L'anti-dépresseur Valdoxan est lui déconseillé car la balance d'effets secondaires indésirables est plus forte que ses effets bénéfiques. En outre, les psychotropes peuvent provoquer des insuffisances hépatiques, un risque qui est plus élevé pour le Valdoxan que pour les autres classes d'antidépresseurs.
Enfin le Norflocin est un antibiotique largement prescrit contre les infections urinaires. Très bien toléré et fonctionnant bien, il est toutefois à déconseiller s'il ne concerne pas des cas d'infections mutirésistantes, car "il tend à sélectionner des résistances bactériennes et pourrait perdre largement de son efficacité s'il est trop utilisé", a expliqué le médecin-chef en pharmacie clinique du CHUV Thierry Buclin. Les experts belges estiment pour leur part que l'antibiotique peut provoquer des effets secondaires indésirables comme des psychoses et des hallucinations chez les personnes âgées.
"Luxe de pays riches"
Les fabricants des trois médicaments cités en exemple dans l'émission d'ABE s'en remettent pour leur part aux précautions évoquées dans les notices d'emballage de leurs produits ainsi qu'aux autorisations de mise sur le marché délivrées par Swissmedic, l'autorité suisse de contrôle dans le domaine.
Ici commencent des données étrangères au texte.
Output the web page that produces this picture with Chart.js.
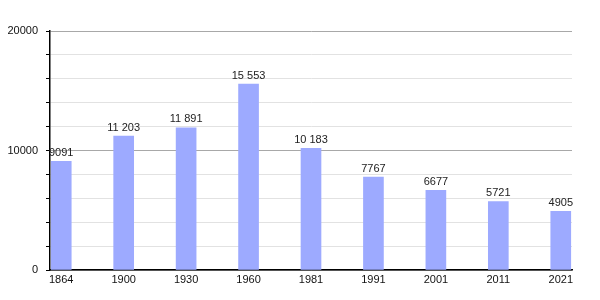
<!DOCTYPE html>
<html><head><meta charset="utf-8">
<script src="https://cdn.jsdelivr.net/npm/chart.js@4"></script>
<style>html,body{margin:0;padding:0;background:#fff}#c{display:block}</style>
</head><body>
<div style="width:600px;height:300px"><canvas id="c" width="600" height="300"></canvas></div>
<script>
const years = ['1864','1900','1930','1960','1981','1991','2001','2011','2021'];
const population = [9091, 11203, 11891, 15553, 10183, 7767, 6677, 5721, 4905];
const yTickLabels = [0, 10000, 20000];

function fmt(v){ return v >= 10000 ? String(v).replace(/\B(?=(\d{3})+(?!\d))/g, ' ') : String(v); }

const labelPlugin = {
  id: 'barLabels',
  afterDatasetsDraw(chart) {
    const ctx = chart.ctx;
    const meta = chart.getDatasetMeta(0);
    ctx.save();
    ctx.font = '11px "Liberation Sans", Arial, sans-serif';
    ctx.fillStyle = '#222';
    ctx.textAlign = 'center';
    ctx.textBaseline = 'bottom';
    meta.data.forEach((bar, i) => {
      ctx.fillText(fmt(population[i]), bar.x, bar.y - 3);
    });
    ctx.restore();
  }
};

new Chart(document.getElementById('c'), {
  type: 'bar',
  data: {
    datasets: [{
      data: population.map((v, i) => ({x: i, y: v})),
      backgroundColor: 'rgb(157,170,255)',
      borderWidth: 0,
      barThickness: 20
    }]
  },
  options: {
    responsive: false,
    animation: false,
    layout: {padding: {top: 31, right: 28, left: 0, bottom: 0}},
    plugins: {legend: {display: false}, tooltip: {enabled: false}},
    scales: {
      x: {
        type: 'linear',
        offset: false,
        min: -0.18, max: 8.18,
        afterBuildTicks: (s) => { s.ticks = years.map((_, i) => ({value: i})); },
        afterFit: (s) => { s.height = 30; },
        grid: {display: false, drawTicks: false, offset: false},
        border: {display: true, color: '#000', width: 1.5},
        ticks: {
          callback: (v) => years[v],
          color: '#111',
          font: {size: 11, family: '"Liberation Sans", Arial, sans-serif'},
          padding: 3,
          maxRotation: 0,
          autoSkip: false
        }
      },
      y: {
        min: 0, max: 20000,
        afterFit: (s) => { s.width = 50; },
        ticks: {
          stepSize: 2000,
          callback: (v) => yTickLabels.includes(v) ? String(v) : '',
          color: '#111',
          font: {size: 11, family: '"Liberation Sans", Arial, sans-serif'},
          padding: 8
        },
        grid: {
          color: (c) => (c.tick && c.tick.value % 10000 === 0) ? '#a8a8a8' : '#e2e2e2',
          tickColor: '#000',
          tickLength: 4,
          lineWidth: 1
        },
        border: {display: true, color: '#000', width: 1.5}
      }
    }
  },
  plugins: [labelPlugin]
});
</script>
</body></html>
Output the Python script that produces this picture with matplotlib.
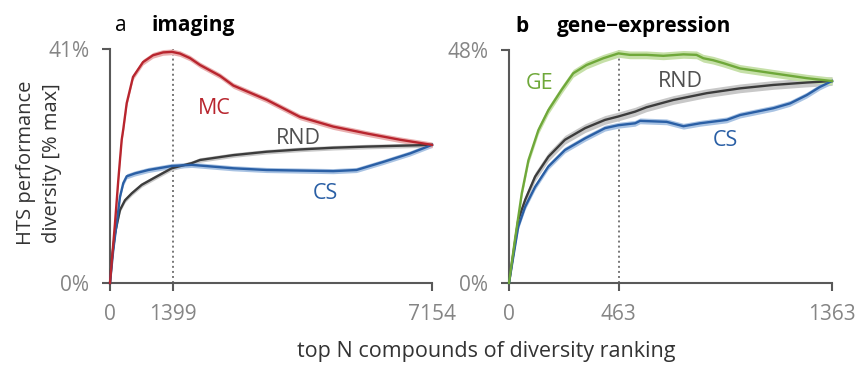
import matplotlib
matplotlib.use("Agg")
import matplotlib.pyplot as plt

plt.rcParams['font.family'] = ['Open Sans', 'DejaVu Sans']

# ---- panel a: imaging (N max 7154, y max 41%) ----
a_xmax = 7154
a_ymax = 41
a_mark = 1399

a_mc_n = [0, 111, 184, 222, 260, 296, 371, 511, 733, 955, 1178, 1377, 1555, 1777, 2000, 2444, 2740, 3481, 4221, 4961, 5703, 6443, 7154]
a_mc_v = [0, 10.5, 18.0, 21.6, 25.1, 27.0, 31.5, 36.1, 38.7, 39.9, 40.4, 40.5, 40.2, 39.4, 38.2, 36.3, 34.6, 32.1, 29.1, 27.4, 26.2, 25.1, 24.2]

a_rnd_n = [0, 38, 111, 222, 333, 482, 704, 1000, 1371, 1815, 1998, 2737, 3477, 4217, 4957, 5697, 7154]
a_rnd_v = [0, 4.0, 8.7, 12.8, 14.5, 15.7, 17.2, 18.5, 20.1, 21.0, 21.55, 22.4, 23.0, 23.4, 23.7, 23.9, 24.2]

a_cs_n = [0, 73, 149, 222, 295, 371, 553, 851, 1371, 1815, 2737, 3477, 4217, 4957, 5475, 6066, 6665, 7154]
a_cs_v = [0, 5.8, 10.5, 15.1, 17.5, 18.7, 19.2, 19.8, 20.5, 20.7, 20.1, 19.8, 19.7, 19.6, 19.8, 21.2, 22.7, 24.2]

# ---- panel b: gene-expression (N max 1363, y max 48%) ----
b_xmax = 1363
b_ymax = 48
b_mark = 463

b_ge_n = [0, 25, 54, 82, 124, 166, 222, 271, 327, 398, 462, 510, 580, 651, 736, 791, 820, 861, 904, 975, 1115, 1256, 1363]
b_ge_v = [0, 8.9, 18.5, 25.3, 31.5, 35.6, 39.8, 43.2, 44.9, 46.3, 47.3, 47.0, 47.0, 46.8, 47.1, 47.0, 46.3, 45.9, 45.3, 44.2, 43.2, 42.2, 41.6]

b_rnd_n = [0, 39, 68, 110, 166, 236, 321, 405, 461, 532, 580, 693, 834, 975, 1115, 1256, 1363]
b_rnd_v = [0, 13.0, 17.1, 21.9, 26.0, 29.5, 31.9, 33.6, 34.3, 35.3, 36.2, 37.7, 39.1, 40.1, 40.8, 41.3, 41.6]

b_cs_n = [0, 39, 68, 110, 166, 236, 321, 405, 461, 532, 553, 665, 736, 806, 919, 975, 1045, 1115, 1186, 1256, 1312, 1363]
b_cs_v = [0, 11.6, 15.7, 19.8, 24.0, 27.4, 29.8, 31.9, 32.5, 32.9, 33.4, 33.2, 32.3, 32.9, 33.6, 34.6, 35.3, 36.0, 37.0, 38.7, 40.4, 41.6]

# band half-widths (% units)
spread = {'MC': 0.5, 'RND_a': 0.4, 'CS_a': 0.45, 'GE': 0.8, 'RND_b': 0.9, 'CS_b': 0.6}

RED = '#b8252e'
BLUE = '#2a5fa5'
GREEN = '#6fa83a'
DARK = '#3c3c3c'
AXC = '#595959'
TICKC = '#858585'

fig = plt.figure(figsize=(8.62, 3.69), dpi=100)
ax_a = fig.add_axes([110/862, 1-283/369, 322/862, 234/369])
ax_b = fig.add_axes([509/862, 1-283/369, 323/862, 233/369])


def draw_curve(ax, n, v, color, band_color, s):
    lo = [max(0, y - s) for y in v]
    hi = [y + s for y in v]
    ax.fill_between(n, lo, hi, color=band_color, lw=0, zorder=2, clip_on=False)
    ax.plot(n, v, color=color, lw=1.7, zorder=3, clip_on=False)


def style_axes(ax, xmax, ymax, mark):
    ax.set_xlim(0, xmax)
    ax.set_ylim(0, ymax)
    for side in ['top', 'right']:
        ax.spines[side].set_visible(False)
    for side in ['left', 'bottom']:
        ax.spines[side].set_color(AXC)
        ax.spines[side].set_linewidth(1.5)
    ax.set_xticks([0, mark, xmax])
    ax.set_xticklabels(['0', str(mark), str(xmax)])
    ax.set_yticks([0, ymax])
    ax.set_yticklabels(['0%', '%d%%' % ymax])
    ax.tick_params(axis='both', length=6, width=1.5, color=AXC,
                   labelcolor=TICKC, labelsize=15, pad=9)
    ax.axvline(mark, ymin=0, ymax=1, color='#777777', lw=1.4,
               ls=(0, (1, 1.6)), zorder=1)


# panel a
draw_curve(ax_a, a_rnd_n, a_rnd_v, DARK, '#c8c8c8', spread['RND_a'])
draw_curve(ax_a, a_cs_n, a_cs_v, BLUE, '#a9c3e3', spread['CS_a'])
draw_curve(ax_a, a_mc_n, a_mc_v, RED, '#eab0b0', spread['MC'])
style_axes(ax_a, a_xmax, a_ymax, a_mark)
ax_a.text(2311, 30.5, 'MC', color=RED, fontsize=15.5, ha='center', va='center')
ax_a.text(4177, 25.4, 'RND', color='#505050', fontsize=15.5, ha='center', va='center')
ax_a.text(4777, 15.7, 'CS', color=BLUE, fontsize=15.5, ha='center', va='center')
ax_a.text(0.034, 1.10, 'a', transform=ax_a.transAxes, fontsize=15, ha='center', va='center')
ax_a.text(0.13, 1.10, 'imaging', transform=ax_a.transAxes, fontsize=15,
          fontweight='bold', ha='left', va='center')

# panel b
draw_curve(ax_b, b_rnd_n, b_rnd_v, DARK, '#c8c8c8', spread['RND_b'])
draw_curve(ax_b, b_cs_n, b_cs_v, BLUE, '#a9c3e3', spread['CS_b'])
draw_curve(ax_b, b_ge_n, b_ge_v, GREEN, '#c6e0a8', spread['GE'])
style_axes(ax_b, b_xmax, b_ymax, b_mark)
ax_b.text(127, 41.2, 'GE', color=GREEN, fontsize=15.5, ha='center', va='center')
ax_b.text(722, 41.6, 'RND', color='#505050', fontsize=15.5, ha='center', va='center')
ax_b.text(911, 29.3, 'CS', color=BLUE, fontsize=15.5, ha='center', va='center')
ax_b.text(0.039, 1.10, 'b', transform=ax_b.transAxes, fontsize=15,
          fontweight='bold', ha='center', va='center')
ax_b.text(0.148, 1.10, 'gene\u2212expression', transform=ax_b.transAxes, fontsize=15,
          fontweight='bold', ha='left', va='center')

fig.text(39/862, 1-163/369, 'HTS performance\ndiversity [% max]', rotation=90,
         ha='center', va='center', fontsize=14.5, color='#333333',
         multialignment='center', linespacing=1.35)
fig.text(486/862, 1-351/369, 'top N compounds of diversity ranking',
         ha='center', va='center', fontsize=15.5, color='#333333')

fig.savefig('out.png', dpi=100)
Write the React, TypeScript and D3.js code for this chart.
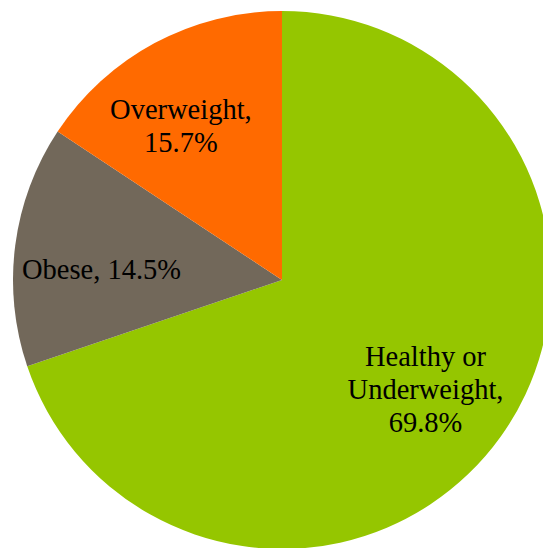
import React from "react";
import * as d3 from "d3";

const categories = ["Healthy or Underweight", "Obese", "Overweight"];
const values = [69.8, 14.5, 15.7];
const labelLines = [["Healthy or", "Underweight,", "69.8%"], ["Obese, 14.5%"], ["Overweight,", "15.7%"]];
const colors = ["#95C600", "#72685A", "#FF6A00"];
// label nudges (px) relative to centroid placement
const nudges = [[-6, 2], [2, 13], [-14, 8]];

const W = 543, H = 548;
const cx = 282, cy = 280, R = 269;
const labelR = 184;
const fontSize = 28.5;
const lineH = 33;

export default function App() {
  const pie = d3.pie<number>().sort(null).value((d) => d)(values);
  const arc = d3.arc<d3.PieArcDatum<number>>().innerRadius(0).outerRadius(R);
  const labelArc = d3.arc<d3.PieArcDatum<number>>().innerRadius(labelR).outerRadius(labelR);
  return (
    <svg width={W} height={H} style={{ position: "absolute", left: 0, top: 0 }}>
      <g transform={`translate(${cx},${cy})`}>
        {pie.map((p, i) => (
          <path key={categories[i]} d={arc(p) || ""} fill={colors[i]} />
        ))}
        {pie.map((p, i) => {
          const [lx, ly] = labelArc.centroid(p);
          const lines = labelLines[i];
          const x = lx + nudges[i][0];
          const y = ly + nudges[i][1];
          const y0 = y - ((lines.length - 1) * lineH) / 2 + fontSize * 0.35;
          return (
            <text key={"l" + i} x={x} y={y0} textAnchor="middle" fontFamily="'Liberation Serif', 'Times New Roman', serif" fontSize={fontSize} fill="#000">
              {lines.map((t, j) => (
                <tspan key={j} x={x} y={y0 + j * lineH}>{t}</tspan>
              ))}
            </text>
          );
        })}
      </g>
    </svg>
  );
}
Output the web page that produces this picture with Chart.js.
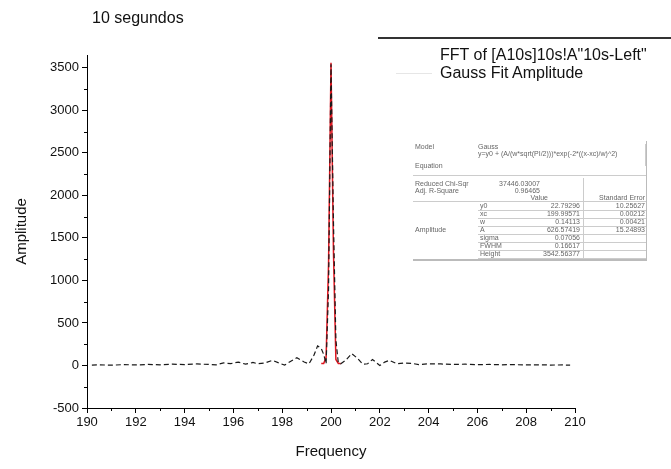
<!DOCTYPE html>
<html>
<head>
<meta charset="utf-8">
<script src="https://cdn.jsdelivr.net/npm/chart.js@4.4.0/dist/chart.umd.min.js"></script>
<style>
  body { margin: 0; background: #fff; font-family: "Liberation Sans", Arial, sans-serif; }
  #wrap { position: relative; width: 671px; height: 469px; }
  #title { position: absolute; left: 92px; top: 9px; font-size: 16px; color: #111; }
  #legendLine { position: absolute; left: 378px; top: 37px; width: 293px; border-top: 2px solid #333; }
  .leg { position: absolute; left: 440px; font-size: 16px; color: #111; white-space: nowrap; line-height: 18px; }
  .legSym { position: absolute; left: 396px; width: 36px; border-top: 1px solid #e6e6e6; }
  #fitBox { position: absolute; left: 413px; top: 141px; width: 233px; height: 118px;
            border-right: 1px solid #bbb; border-bottom: 2px solid #bbb; }
  .t { position: absolute; font-size: 7px; line-height: 8px; color: #666; white-space: nowrap; }
  .r { text-align: right; }
  .hl { position: absolute; height: 0; border-top: 1px solid #ccc; }
  .vl { position: absolute; width: 0; border-left: 1px solid #ccc; }
</style>
</head>
<body>
<div id="wrap">
  <canvas id="chart" width="671" height="469"></canvas>
  <div id="title">10 segundos</div>
  <div id="legendLine"></div>
  <div class="leg" style="top:46px">FFT of [A10s]10s!A"10s-Left"</div>
  <div class="leg" style="top:64px">Gauss Fit Amplitude</div>
  <div class="legSym" style="top:73px"></div>

  <div id="fitBox"></div>
  <div class="t" style="left:415px;top:143px">Model</div>
  <div class="t" style="left:478px;top:143px">Gauss</div>
  <div class="t" style="left:478px;top:150px">y=y0 + (A/(w*sqrt(PI/2)))*exp(-2*((x-xc)/w)^2)</div>
  <div class="t" style="left:415px;top:162px">Equation</div>
  <div class="vl" style="left:645px;top:144px;height:22px"></div>
  <div class="hl" style="left:413px;top:175px;width:233px"></div>
  <div class="t" style="left:415px;top:180px">Reduced Chi-Sqr</div>
  <div class="t r" style="left:480px;top:180px;width:60px">37446.03007</div>
  <div class="t" style="left:415px;top:187px">Adj. R-Square</div>
  <div class="t r" style="left:480px;top:187px;width:60px">0.96465</div>
  <div class="vl" style="left:583px;top:178px;height:81px"></div>
  <div class="t r" style="left:500px;top:194px;width:48px">Value</div>
  <div class="t r" style="left:585px;top:194px;width:60px">Standard Error</div>
  <div class="hl" style="left:413px;top:201px;width:233px"></div>
  <div class="t" style="left:415px;top:226px">Amplitude</div>
  <div id="params"></div>
</div>

<script>
// FFT amplitude spectrum (black dashed)
const freq = [190.2, 190.5, 191.0, 191.5, 192.0, 192.5, 193.0, 193.5, 194.0, 194.5,
  195.0, 195.3, 195.6, 195.9, 196.2, 196.5, 196.8, 197.0, 197.3, 197.6,
  197.9, 198.1, 198.3, 198.6, 198.9, 199.1, 199.3, 199.45, 199.6, 199.7,
  199.8, 199.9, 200.0, 200.1, 200.2, 200.3, 200.4, 200.6, 200.85, 201.1,
  201.3, 201.5, 201.7, 202.0, 202.2, 202.4, 202.7, 203.0, 203.3, 203.6,
  204.0, 204.5, 205.0, 205.5, 206.0, 206.5, 207.0, 207.5, 208.0, 208.5,
  209.0, 209.5, 209.8];
const amplitude = [5, 8, 3, 10, 6, 12, 8, 15, 10, 18,
  12, 8, 30, 22, 40, 15, 35, 20, 30, 60,
  25, 5, 40, 90, 40, 20, 120, 230, 200, 130,
  20, 900, 3540, 1700, 300, 30, 20, 60, 140, 80,
  15, 20, 70, 0, 40, 60, 20, 30, 25, 10,
  20, 18, 12, 15, 10, 12, 8, 10, 6, 8,
  5, 6, 4];

// Gauss fit (red)
const fitFreq = [199.6, 199.7, 199.8, 199.9, 200.0, 200.1, 200.2, 200.3, 200.4];
const fitAmp = [23, 24, 95, 1200, 3560, 1350, 70, 23, 23];

// axis ticks
const yTicks = [-500, 0, 500, 1000, 1500, 2000, 2500, 3000, 3500];
const xMinorTicks = [191, 193, 195, 197, 199, 201, 203, 205, 207, 209];
const yMinorTicks = [-250, 250, 750, 1250, 1750, 2250, 2750, 3250];

// fit table values
const paramNames = ["y0", "xc", "w", "A", "sigma", "FWHM", "Height"];
const paramValues = ["22.79296", "199.99571", "0.14113", "626.57419", "0.07056", "0.16617", "3542.56377"];
const paramErrors = ["10.25627", "0.00212", "0.00421", "15.24893", "", "", ""];

// build the parameter rows of the fit table
const params = document.getElementById("params");
paramNames.forEach((name, i) => {
  const top = 202 + i * 8;
  params.innerHTML += `
    <div class="t" style="left:480px;top:${top}px">${name}</div>
    <div class="t r" style="left:520px;top:${top}px;width:60px">${paramValues[i]}</div>
    <div class="t r" style="left:585px;top:${top}px;width:60px">${paramErrors[i]}</div>
    <div class="hl" style="left:478px;top:${top + 8}px;width:168px"></div>
  `;
});

// -------------------------------
// minor ticks (Origin style)
// -------------------------------
const minorTicks = {
  id: "minorTicks",
  afterDraw(chart) {
    const { ctx } = chart;
    const x = chart.scales.x;
    const y = chart.scales.y;
    ctx.save();
    ctx.strokeStyle = "#000";
    ctx.lineWidth = 1;
    ctx.beginPath();
    xMinorTicks.forEach((v) => {
      const px = Math.round(x.getPixelForValue(v)) + 0.5;
      ctx.moveTo(px, x.top);
      ctx.lineTo(px, x.top + 3);
    });
    yMinorTicks.forEach((v) => {
      const py = Math.round(y.getPixelForValue(v)) + 0.5;
      ctx.moveTo(y.right, py);
      ctx.lineTo(y.right - 3, py);
    });
    ctx.stroke();
    ctx.restore();
  },
};

const tickFont = { family: "'Liberation Sans', Arial, sans-serif", size: 13 };
const titleFont = { family: "'Liberation Sans', Arial, sans-serif", size: 15 };

new Chart(document.getElementById("chart"), {
  type: "line",
  data: {
    datasets: [
      {
        label: 'FFT of [A10s]10s!A"10s-Left"',
        data: freq.map((f, i) => ({ x: f, y: amplitude[i] })),
        borderColor: "#1a1a1a",
        borderWidth: 1.2,
        borderDash: [5, 3],
        pointRadius: 0,
        tension: 0,
        order: 0,
      },
      {
        label: "Gauss Fit Amplitude",
        data: fitFreq.map((f, i) => ({ x: f, y: fitAmp[i] })),
        borderColor: "#e0141e",
        borderWidth: 1.5,
        pointRadius: 0,
        tension: 0,
        order: 1,
      },
    ],
  },
  options: {
    responsive: false,
    animation: false,
    layout: { padding: { top: 55, right: 96, left: 0, bottom: 0 } },
    plugins: { legend: { display: false }, tooltip: { enabled: false } },
    scales: {
      x: {
        type: "linear",
        min: 190,
        max: 210,
        ticks: { stepSize: 2, color: "#111", font: tickFont, padding: 2, maxRotation: 0,
                 callback: (v) => String(v) },
        grid: { drawOnChartArea: false, tickLength: 5, color: "#000" },
        border: { color: "#000", width: 1 },
        title: { display: true, text: "Frequency", color: "#111", font: titleFont,
                 padding: { top: 0, bottom: 8 } },
        afterFit: (scale) => { scale.height = 61; },
      },
      y: {
        min: -500,
        max: 3650,
        ticks: { color: "#111", font: tickFont, padding: 3,
                 callback: (v) => String(v) },
        afterBuildTicks: (scale) => {
          scale.ticks = yTicks.map((v) => ({ value: v }));
        },
        grid: { drawOnChartArea: false, tickLength: 5, color: "#000" },
        border: { color: "#000", width: 1 },
        title: { display: true, text: "Amplitude", color: "#111", font: titleFont,
                 padding: { top: 13, bottom: 0 } },
        afterFit: (scale) => { scale.width = 87; },
      },
    },
  },
  plugins: [minorTicks],
});
</script>
</body>
</html>
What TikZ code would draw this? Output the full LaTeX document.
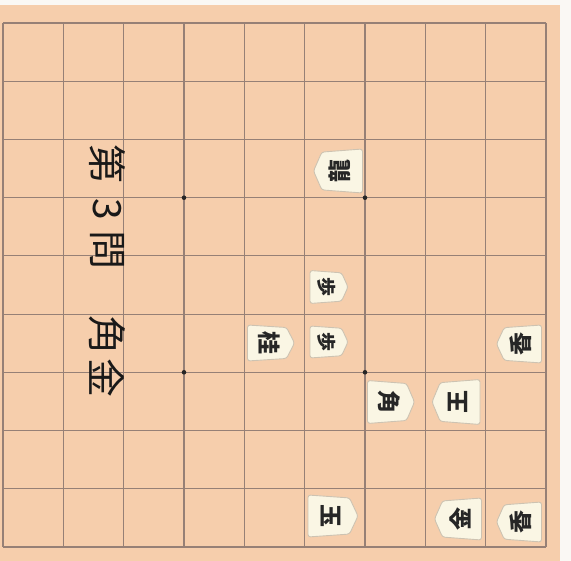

Si un médicament correspond aux guidelines de Swissmedic, il sera vendu. Notre système économique permet la concurrence.
Interrogé par ABE, le porte-parole de l’industrie pharmaceutique suisse Thomas Cueni réfute l’analyse faite par l’organisation "Test-Achats" et ABE. "Je ne pense pas que nous ayons beaucoup de médicaments inutiles. Nous sommes tous des patients à un moment ou un autre et nous sommes tous des individus qui réagissent différemment à un médicament; que le médecin ait le choix, c'est assez important", déclare le directeur d'Interpharma.
Cependant, avec de récents scandales comme le Mediator en France ou la pilule Yasmin en Suisse, la méfiance des patients augmente. Mais il est très rare que Swissmedic retire l'autorisation de mise sur le marché d'un médicament.
"En Suisse, on est dans un système économique qui permet la concurrence, explique encore à ABE la cheffe de l'unité "clinical review" de Swissmedic Christine Haenggeli. Si le médicament correspond aux guidelines d'efficacité et de sécurité, il sera vendu. C'est clair que c'est un luxe des pays développés d'avoir autant de médicaments sur le marché".